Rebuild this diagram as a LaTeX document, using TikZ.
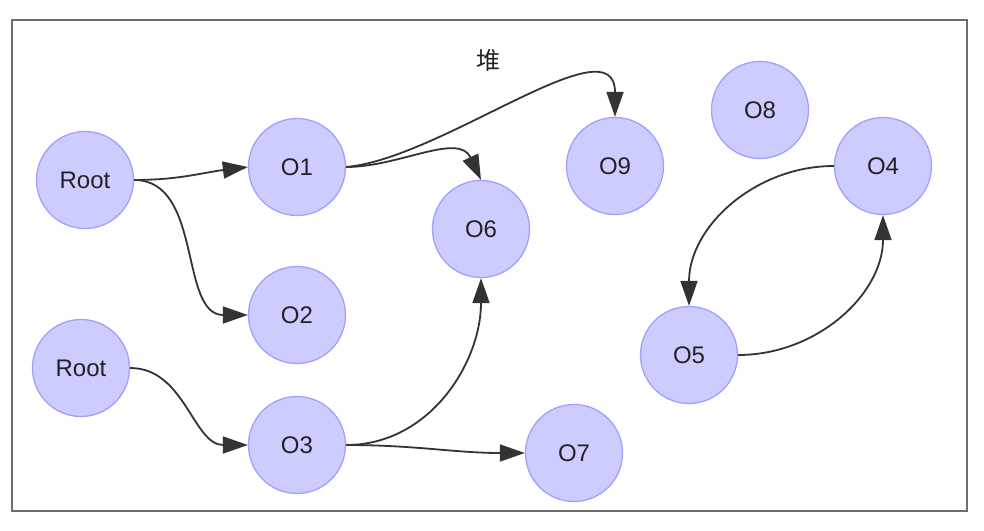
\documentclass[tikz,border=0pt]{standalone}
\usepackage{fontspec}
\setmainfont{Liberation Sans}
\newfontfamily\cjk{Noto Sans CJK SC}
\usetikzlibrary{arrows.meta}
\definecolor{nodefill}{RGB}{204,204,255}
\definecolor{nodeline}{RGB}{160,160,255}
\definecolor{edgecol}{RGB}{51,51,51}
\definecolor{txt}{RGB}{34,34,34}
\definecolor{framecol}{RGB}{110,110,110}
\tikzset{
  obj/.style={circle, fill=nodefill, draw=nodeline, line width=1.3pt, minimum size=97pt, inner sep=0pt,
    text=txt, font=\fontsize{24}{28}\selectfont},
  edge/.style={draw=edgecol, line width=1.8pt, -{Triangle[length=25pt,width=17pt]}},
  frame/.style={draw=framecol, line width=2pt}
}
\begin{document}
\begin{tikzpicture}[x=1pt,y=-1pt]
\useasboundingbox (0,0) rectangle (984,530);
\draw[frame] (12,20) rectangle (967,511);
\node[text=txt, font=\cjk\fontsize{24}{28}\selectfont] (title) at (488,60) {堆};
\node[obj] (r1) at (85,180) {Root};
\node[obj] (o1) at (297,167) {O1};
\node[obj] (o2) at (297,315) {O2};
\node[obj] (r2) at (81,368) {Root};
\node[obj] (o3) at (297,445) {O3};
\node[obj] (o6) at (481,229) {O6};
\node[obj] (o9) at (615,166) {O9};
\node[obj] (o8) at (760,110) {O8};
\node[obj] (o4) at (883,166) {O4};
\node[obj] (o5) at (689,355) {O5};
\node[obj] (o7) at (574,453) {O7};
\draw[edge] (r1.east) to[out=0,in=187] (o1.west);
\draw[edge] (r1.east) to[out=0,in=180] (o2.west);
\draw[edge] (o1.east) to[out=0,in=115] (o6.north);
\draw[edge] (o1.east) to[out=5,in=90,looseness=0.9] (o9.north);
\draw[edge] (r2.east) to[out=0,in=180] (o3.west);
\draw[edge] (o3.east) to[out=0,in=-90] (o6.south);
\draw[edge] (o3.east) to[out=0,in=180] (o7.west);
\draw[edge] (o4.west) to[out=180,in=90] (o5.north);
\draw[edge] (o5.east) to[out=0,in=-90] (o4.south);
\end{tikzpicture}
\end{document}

--

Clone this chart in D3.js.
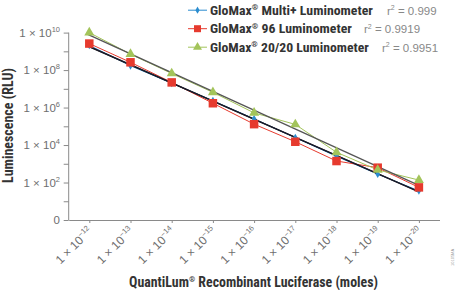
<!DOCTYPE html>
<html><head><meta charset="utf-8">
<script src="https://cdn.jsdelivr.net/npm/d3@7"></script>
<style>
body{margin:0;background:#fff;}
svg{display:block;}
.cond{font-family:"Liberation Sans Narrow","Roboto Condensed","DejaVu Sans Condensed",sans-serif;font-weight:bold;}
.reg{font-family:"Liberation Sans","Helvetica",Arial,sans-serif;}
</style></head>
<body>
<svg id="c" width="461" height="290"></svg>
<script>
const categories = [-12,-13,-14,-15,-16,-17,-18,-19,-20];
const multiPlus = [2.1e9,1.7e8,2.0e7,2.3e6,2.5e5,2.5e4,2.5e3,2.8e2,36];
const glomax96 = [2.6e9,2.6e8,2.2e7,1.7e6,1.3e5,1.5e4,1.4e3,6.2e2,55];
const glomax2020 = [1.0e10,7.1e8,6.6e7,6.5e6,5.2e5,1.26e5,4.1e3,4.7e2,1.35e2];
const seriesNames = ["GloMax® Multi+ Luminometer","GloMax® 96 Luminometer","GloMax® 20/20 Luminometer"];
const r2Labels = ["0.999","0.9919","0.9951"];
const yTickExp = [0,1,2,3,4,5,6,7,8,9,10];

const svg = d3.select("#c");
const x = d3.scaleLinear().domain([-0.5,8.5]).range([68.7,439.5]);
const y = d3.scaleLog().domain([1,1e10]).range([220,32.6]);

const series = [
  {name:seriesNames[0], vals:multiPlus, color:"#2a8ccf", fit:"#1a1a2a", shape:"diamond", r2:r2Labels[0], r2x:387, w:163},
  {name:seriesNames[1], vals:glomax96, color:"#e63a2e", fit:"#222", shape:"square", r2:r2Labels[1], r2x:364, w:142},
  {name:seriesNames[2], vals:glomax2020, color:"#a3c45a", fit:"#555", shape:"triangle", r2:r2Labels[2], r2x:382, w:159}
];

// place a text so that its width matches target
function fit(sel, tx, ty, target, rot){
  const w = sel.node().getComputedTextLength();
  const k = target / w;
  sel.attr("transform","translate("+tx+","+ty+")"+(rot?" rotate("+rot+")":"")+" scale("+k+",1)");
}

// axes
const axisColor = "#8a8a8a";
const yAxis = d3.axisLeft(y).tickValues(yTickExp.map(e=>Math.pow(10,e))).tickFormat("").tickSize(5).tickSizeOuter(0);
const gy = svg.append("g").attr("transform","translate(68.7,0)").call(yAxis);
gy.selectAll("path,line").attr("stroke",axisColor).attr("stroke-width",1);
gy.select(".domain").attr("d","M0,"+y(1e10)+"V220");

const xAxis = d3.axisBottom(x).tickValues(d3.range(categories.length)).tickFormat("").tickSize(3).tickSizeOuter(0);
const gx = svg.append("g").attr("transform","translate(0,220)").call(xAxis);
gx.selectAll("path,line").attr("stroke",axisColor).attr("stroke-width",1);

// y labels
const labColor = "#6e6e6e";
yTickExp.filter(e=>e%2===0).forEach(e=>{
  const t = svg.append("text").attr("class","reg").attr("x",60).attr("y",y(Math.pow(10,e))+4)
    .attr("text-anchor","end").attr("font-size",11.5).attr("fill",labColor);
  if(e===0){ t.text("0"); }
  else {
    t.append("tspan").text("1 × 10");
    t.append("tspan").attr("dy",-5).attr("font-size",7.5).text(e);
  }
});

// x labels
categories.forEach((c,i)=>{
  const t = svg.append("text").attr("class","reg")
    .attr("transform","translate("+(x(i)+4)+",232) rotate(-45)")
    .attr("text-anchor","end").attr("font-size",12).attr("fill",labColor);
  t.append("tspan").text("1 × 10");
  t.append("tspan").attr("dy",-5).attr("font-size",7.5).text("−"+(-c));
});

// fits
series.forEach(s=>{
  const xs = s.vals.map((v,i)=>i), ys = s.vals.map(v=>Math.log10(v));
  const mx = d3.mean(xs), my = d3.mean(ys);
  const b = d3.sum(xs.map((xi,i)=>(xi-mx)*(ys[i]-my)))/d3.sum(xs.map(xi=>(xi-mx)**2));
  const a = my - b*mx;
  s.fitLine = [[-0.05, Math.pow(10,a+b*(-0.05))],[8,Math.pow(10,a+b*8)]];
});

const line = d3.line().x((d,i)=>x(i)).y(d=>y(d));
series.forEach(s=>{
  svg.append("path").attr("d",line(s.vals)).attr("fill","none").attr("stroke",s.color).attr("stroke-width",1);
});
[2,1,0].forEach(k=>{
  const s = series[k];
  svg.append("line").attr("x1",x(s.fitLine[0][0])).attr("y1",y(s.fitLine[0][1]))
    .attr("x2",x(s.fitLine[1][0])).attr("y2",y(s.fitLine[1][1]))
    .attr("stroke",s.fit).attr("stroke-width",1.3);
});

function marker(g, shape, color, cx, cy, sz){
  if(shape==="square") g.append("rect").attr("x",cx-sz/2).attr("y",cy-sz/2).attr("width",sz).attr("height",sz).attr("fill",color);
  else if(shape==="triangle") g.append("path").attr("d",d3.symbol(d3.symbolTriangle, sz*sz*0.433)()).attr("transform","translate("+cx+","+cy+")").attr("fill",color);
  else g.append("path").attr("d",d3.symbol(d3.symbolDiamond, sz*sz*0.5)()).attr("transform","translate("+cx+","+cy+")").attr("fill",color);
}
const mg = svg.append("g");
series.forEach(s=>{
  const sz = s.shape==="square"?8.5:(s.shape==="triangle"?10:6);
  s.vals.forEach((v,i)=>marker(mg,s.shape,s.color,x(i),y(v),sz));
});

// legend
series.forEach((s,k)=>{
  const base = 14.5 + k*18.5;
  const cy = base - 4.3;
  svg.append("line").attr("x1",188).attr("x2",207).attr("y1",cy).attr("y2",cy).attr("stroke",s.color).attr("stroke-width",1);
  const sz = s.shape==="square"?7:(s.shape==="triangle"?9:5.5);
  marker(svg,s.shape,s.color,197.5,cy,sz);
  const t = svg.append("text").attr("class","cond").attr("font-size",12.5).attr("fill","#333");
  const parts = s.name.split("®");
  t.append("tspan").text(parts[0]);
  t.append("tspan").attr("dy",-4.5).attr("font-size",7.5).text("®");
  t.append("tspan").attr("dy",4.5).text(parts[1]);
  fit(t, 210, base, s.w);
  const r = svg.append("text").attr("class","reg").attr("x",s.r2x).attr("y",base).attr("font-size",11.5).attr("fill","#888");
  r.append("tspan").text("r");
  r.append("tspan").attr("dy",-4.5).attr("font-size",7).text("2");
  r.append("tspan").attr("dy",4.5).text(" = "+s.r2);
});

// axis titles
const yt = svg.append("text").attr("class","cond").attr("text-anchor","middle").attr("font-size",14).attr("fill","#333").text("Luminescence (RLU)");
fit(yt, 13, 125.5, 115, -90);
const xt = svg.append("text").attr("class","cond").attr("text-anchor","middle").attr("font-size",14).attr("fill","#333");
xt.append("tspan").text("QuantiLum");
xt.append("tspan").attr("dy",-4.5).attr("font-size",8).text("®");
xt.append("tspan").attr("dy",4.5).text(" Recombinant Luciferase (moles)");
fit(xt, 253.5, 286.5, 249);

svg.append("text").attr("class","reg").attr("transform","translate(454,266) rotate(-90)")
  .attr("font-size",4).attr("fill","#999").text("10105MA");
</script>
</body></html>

--

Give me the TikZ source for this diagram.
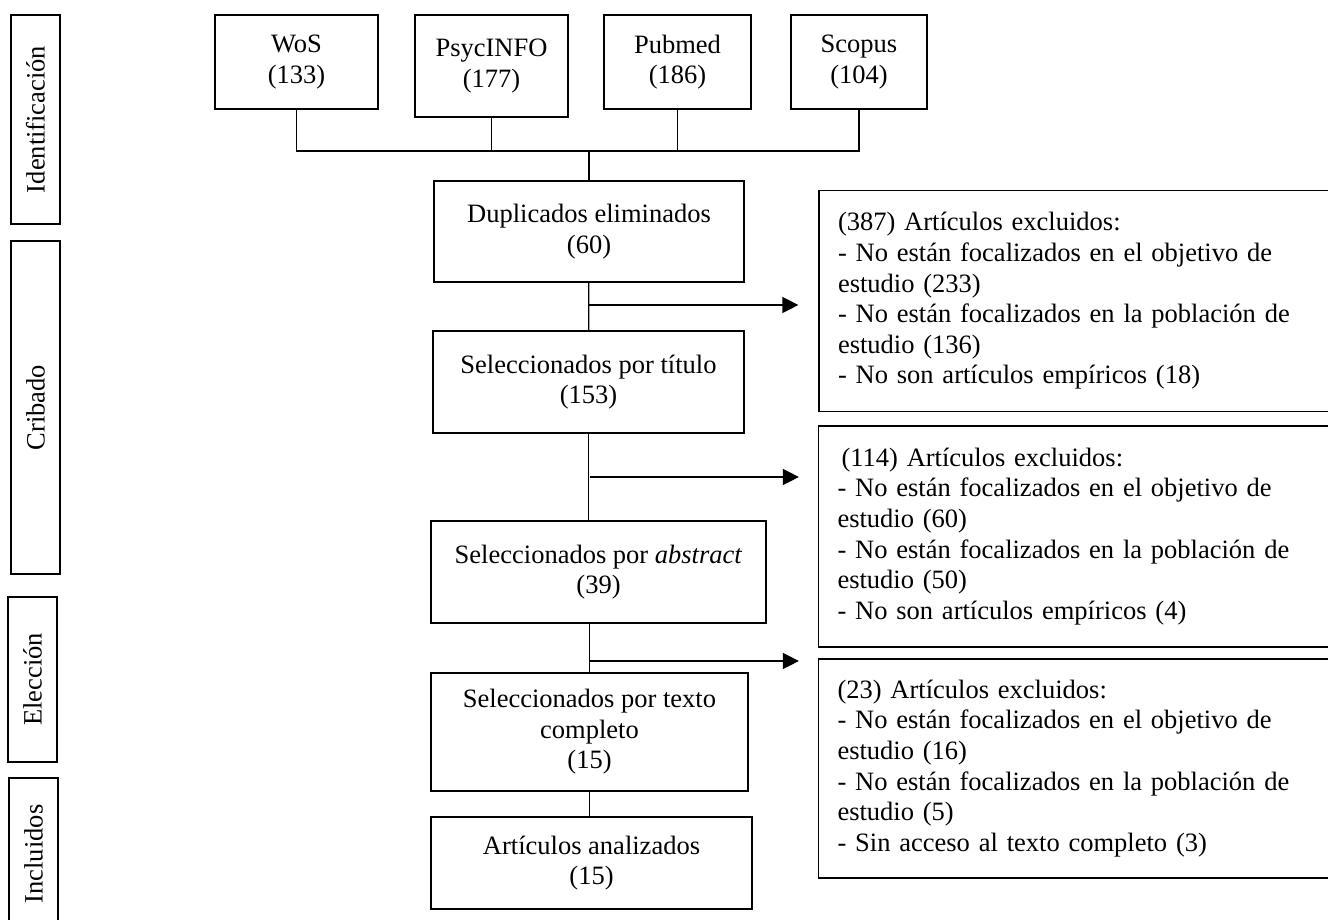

- [GOAL]:
Work through the records above line by line and count those that hold the string "this". Give only the result.

- [CORRECT ANSWER]:
3